You need to know what it means to approximate, you need to know what it means to be linear (or some suitable similar set of "simple" functions, etc.) These are not natural for all spaces. When a spaces is curved, what is a linear function?

In particular, differentiation needs a notion of 'direction.'

Even in functions $f:\mathbb R^n\to\mathbb R^n$, the derivative is an $n\times m$ matrix, and you have:

$$f(\mathbf v+\mathbf h)\approx f(\mathbf v)+T\mathbf h$$

where $T$ is a matrix. You can think of this derivative as a map from the same domain to the same range, but mathematicians realized, when dealing with curved spaces, that it is really best to see it as a map of the "tangent space" at $\mathbf v$ to the tangent space of $f(\mathbf v)$. It's just that $\mathbb R^n$ is "flat" so that the tangent space is the same as the space for all $\mathbf v$.
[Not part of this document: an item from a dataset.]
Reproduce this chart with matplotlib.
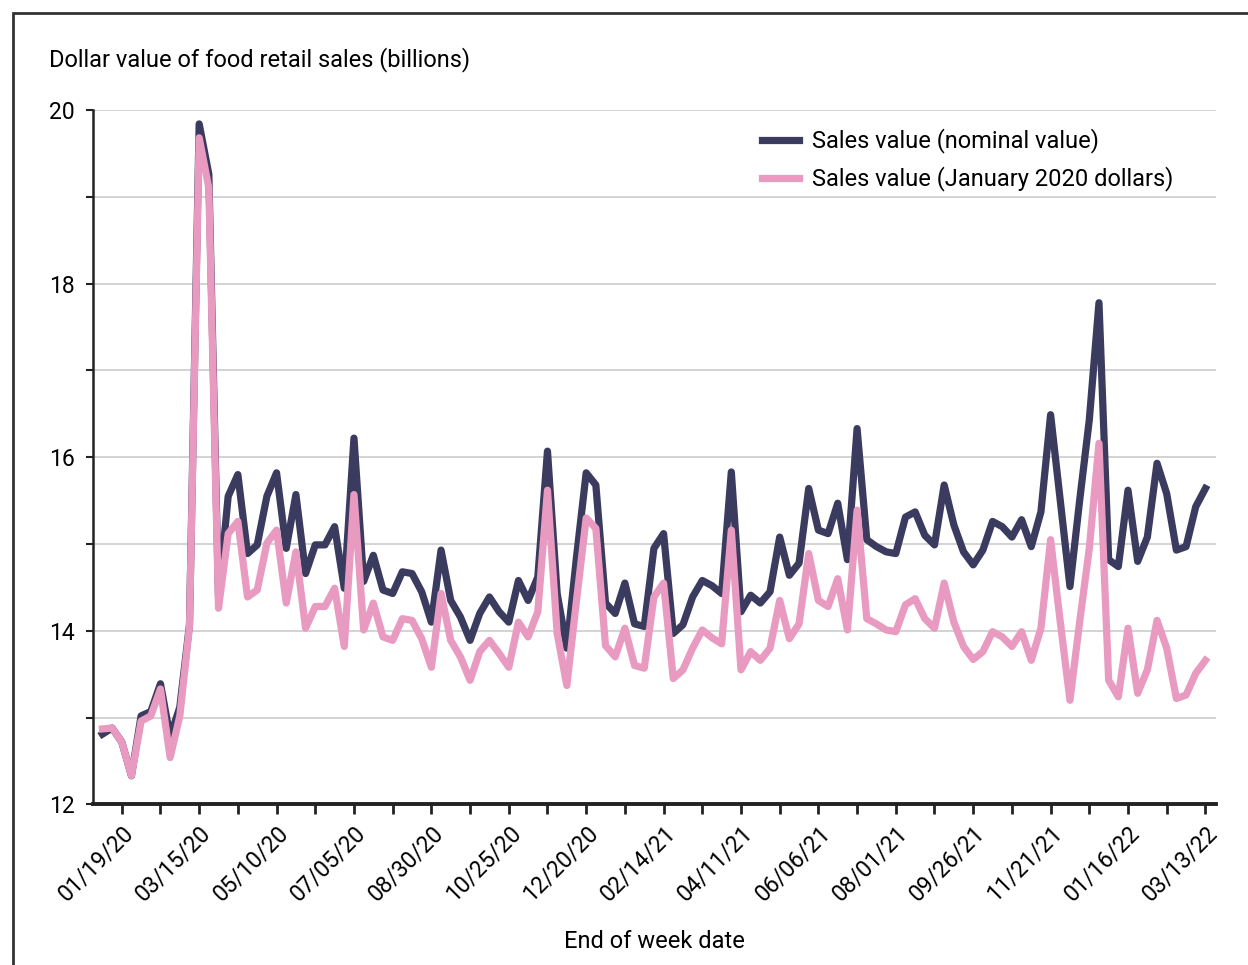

The "tangent space" at a point is then a codification of the notion of "direction" at the point. All of that nonsense in the definitions is an attempt to make sure that the tangent spaces of nearby points "agree" in some sense. And yes, it is ugly. As others have mentioned, it becomes easier to follow with the notion of sheaves, and how they follow from most things which are "local" properties.

Answer 6

Here is another definition based on the Carathéodory derivative that seems quite general:

Let $A$ and $B$ be pretopological magmas. Let $\operatorname{Hom}(A, B)$ be the set of continuous (with respect to the given pretopologies) magma homomorphisms from $A$ to $B$. Then $f : A \to B$ is differentiable at $a : A$ iff there exists $\phi : A \rightarrow \operatorname{Hom}(A, B)$ continuous at $a$ such that

$$ f(x) \bullet \phi(x)(a) = f(a) \bullet \phi(x)(x) $$

If such a $\phi$ exists, then $\phi(a)$ is a derivative of $f$ at $a$.

References:

1. Stephen Kuhn. The Derivative á la Carathéodory. The American Mathematical Monthly. Volume 98, No. 1, pp. 40-44, January 1991.

2. Ernesto Acosta G. Differentiability in Topological Groups. Soochow Journal of Mathematics. Volume 22, No. 1, pp. 39-48, January 1996.